Records with drawing code:
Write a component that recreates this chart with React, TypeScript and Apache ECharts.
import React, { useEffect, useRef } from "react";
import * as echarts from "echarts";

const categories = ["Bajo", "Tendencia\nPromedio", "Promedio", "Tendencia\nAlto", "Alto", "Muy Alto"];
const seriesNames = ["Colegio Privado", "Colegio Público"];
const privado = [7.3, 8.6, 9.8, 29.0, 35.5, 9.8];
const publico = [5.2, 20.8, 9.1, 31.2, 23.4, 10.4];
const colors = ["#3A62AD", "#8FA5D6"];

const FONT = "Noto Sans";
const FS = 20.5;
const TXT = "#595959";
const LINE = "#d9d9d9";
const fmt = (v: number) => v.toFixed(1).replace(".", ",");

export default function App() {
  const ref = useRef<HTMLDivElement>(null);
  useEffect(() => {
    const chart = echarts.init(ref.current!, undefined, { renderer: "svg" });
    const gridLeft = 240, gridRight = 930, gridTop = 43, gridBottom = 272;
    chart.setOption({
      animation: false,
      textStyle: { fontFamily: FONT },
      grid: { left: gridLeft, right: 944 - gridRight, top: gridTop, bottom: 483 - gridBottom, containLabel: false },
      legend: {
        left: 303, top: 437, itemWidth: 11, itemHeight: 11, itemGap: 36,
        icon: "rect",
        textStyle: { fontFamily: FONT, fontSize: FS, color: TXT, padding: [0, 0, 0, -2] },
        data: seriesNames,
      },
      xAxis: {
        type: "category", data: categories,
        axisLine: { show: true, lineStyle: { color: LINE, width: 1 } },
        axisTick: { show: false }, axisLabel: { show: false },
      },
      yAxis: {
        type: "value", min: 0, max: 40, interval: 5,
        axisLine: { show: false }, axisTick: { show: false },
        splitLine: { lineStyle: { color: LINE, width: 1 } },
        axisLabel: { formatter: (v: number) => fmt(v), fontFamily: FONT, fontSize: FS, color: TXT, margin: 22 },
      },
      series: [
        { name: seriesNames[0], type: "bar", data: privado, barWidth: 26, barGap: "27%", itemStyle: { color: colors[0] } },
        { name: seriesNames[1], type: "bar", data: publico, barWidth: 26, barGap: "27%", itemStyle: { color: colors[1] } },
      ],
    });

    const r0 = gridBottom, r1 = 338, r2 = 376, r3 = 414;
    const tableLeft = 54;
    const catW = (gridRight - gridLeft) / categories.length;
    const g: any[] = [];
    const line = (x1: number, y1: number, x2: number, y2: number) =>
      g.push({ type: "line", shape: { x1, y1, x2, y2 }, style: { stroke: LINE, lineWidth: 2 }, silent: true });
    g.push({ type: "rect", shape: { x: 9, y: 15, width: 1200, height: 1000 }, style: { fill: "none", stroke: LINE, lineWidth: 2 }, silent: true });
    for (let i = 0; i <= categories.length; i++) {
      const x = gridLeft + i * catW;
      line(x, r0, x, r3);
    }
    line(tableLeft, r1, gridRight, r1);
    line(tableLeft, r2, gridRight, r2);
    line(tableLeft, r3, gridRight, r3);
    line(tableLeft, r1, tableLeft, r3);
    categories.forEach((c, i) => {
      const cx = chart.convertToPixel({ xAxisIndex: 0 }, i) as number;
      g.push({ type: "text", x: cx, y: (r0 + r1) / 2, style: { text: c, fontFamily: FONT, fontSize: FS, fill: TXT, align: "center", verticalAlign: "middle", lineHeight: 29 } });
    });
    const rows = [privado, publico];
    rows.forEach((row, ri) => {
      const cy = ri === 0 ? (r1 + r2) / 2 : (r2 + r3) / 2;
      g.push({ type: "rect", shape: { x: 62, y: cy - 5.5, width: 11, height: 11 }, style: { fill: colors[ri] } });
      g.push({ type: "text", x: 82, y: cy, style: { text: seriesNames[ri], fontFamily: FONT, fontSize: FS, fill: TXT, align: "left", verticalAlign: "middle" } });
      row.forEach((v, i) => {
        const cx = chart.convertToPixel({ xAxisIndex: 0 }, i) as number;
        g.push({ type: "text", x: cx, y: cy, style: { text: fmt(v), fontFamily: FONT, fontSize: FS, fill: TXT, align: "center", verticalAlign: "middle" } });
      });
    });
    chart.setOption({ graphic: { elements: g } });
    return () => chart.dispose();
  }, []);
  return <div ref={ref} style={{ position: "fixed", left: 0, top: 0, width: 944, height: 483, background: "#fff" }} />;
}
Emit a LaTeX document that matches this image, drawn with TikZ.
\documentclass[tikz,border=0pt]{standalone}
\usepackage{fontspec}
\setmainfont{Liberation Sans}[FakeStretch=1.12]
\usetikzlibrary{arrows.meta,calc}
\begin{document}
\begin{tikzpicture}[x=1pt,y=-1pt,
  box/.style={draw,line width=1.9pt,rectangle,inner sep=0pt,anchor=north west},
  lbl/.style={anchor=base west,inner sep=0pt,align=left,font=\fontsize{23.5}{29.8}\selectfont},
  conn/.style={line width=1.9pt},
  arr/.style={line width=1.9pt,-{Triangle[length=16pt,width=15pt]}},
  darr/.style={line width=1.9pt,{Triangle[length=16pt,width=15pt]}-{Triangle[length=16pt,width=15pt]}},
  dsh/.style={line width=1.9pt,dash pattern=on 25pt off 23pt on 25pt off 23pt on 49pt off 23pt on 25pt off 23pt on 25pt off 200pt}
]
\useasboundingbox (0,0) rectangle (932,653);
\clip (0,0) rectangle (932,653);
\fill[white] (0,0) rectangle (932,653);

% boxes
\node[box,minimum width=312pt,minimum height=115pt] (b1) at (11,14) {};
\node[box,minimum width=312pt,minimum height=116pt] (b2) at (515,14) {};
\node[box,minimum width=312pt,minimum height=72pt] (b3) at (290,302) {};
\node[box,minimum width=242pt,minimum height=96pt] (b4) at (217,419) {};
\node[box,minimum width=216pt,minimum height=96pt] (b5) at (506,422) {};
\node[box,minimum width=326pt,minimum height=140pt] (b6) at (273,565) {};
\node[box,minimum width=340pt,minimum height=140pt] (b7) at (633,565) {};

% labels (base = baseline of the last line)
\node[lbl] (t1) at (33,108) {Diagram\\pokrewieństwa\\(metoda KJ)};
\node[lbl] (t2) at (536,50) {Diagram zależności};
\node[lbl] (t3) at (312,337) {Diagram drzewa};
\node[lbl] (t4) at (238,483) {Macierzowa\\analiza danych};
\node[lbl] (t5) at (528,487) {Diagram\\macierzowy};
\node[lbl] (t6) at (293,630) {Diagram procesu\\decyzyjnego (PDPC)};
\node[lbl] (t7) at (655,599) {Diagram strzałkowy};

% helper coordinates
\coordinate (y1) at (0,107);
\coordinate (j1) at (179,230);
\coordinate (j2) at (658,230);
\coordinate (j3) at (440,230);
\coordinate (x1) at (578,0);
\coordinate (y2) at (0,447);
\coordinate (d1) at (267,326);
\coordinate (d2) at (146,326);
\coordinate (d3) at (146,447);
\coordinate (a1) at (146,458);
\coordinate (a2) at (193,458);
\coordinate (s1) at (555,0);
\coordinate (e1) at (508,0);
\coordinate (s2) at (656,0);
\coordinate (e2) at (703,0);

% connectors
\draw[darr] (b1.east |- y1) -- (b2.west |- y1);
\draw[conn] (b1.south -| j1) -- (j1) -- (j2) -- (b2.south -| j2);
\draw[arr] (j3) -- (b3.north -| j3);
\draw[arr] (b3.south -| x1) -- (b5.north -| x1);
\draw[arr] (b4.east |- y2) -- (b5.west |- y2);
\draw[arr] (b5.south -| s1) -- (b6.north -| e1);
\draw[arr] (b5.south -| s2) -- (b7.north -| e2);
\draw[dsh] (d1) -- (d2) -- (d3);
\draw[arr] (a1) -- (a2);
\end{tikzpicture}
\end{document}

Request:
Filter the listing for the word "this" and copy every line that holds it.

Completed task:
Write a component that recreates this chart with React, TypeScript and Apache ECharts.
Emit a LaTeX document that matches this image, drawn with TikZ.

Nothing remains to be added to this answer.